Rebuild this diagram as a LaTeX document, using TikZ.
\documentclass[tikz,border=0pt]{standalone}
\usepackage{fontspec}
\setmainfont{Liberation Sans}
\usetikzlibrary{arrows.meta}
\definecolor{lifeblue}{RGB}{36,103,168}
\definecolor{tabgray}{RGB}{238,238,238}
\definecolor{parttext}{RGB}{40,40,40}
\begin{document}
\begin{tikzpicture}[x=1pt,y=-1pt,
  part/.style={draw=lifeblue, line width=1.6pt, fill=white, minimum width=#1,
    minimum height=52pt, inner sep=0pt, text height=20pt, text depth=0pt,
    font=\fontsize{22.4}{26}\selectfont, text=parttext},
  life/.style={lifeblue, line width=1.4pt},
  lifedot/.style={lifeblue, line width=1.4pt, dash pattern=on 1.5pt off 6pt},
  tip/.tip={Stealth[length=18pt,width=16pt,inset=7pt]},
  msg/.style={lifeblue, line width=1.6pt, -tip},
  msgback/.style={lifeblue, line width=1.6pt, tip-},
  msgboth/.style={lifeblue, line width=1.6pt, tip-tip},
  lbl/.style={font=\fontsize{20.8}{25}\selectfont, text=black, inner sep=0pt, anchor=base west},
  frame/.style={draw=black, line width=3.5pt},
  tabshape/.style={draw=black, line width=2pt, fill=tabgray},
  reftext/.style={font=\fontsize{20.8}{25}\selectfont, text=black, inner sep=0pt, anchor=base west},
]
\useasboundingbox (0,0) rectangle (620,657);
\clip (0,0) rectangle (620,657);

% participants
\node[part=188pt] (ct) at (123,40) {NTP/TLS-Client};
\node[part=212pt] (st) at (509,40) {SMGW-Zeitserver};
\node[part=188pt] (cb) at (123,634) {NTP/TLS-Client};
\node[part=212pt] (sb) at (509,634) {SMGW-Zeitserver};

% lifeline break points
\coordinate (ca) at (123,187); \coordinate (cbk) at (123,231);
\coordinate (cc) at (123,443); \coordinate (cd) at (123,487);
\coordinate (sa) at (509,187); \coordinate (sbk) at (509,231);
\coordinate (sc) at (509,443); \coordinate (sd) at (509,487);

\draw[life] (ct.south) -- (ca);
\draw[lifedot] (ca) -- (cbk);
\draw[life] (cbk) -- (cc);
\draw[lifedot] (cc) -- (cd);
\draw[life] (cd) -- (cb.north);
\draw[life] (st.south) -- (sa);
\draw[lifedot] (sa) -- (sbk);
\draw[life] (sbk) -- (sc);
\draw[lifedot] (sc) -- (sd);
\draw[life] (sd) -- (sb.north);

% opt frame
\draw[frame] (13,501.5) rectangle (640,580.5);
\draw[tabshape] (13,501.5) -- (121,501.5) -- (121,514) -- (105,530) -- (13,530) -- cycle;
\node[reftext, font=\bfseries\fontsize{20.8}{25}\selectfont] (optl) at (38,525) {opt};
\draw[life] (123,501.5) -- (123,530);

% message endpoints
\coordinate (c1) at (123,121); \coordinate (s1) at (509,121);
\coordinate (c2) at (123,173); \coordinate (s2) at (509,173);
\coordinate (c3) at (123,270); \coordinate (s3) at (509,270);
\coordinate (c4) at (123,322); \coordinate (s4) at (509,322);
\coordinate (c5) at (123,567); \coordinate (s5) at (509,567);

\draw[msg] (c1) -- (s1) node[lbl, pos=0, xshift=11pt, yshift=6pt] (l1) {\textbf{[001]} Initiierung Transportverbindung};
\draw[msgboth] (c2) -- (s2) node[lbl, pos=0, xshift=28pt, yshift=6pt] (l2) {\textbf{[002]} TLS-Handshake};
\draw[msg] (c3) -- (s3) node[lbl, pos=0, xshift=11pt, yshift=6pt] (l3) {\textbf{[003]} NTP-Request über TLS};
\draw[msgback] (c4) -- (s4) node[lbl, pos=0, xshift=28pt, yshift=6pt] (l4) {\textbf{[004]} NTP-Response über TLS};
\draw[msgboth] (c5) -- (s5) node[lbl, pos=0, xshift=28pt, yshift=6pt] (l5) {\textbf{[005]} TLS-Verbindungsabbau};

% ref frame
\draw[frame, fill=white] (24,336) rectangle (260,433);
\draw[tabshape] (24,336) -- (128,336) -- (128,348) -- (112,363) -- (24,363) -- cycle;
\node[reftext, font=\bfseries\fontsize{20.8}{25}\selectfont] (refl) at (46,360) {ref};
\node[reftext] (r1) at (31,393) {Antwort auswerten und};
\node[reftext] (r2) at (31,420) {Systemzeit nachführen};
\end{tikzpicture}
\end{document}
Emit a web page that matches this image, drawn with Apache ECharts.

> [PROBLEM STATEMENT] Show every line in the records above that contains the word "this".

> [ANSWER TO THE EXERCISE]
Rebuild this diagram as a LaTeX document, using TikZ.
Emit a web page that matches this image, drawn with Apache ECharts.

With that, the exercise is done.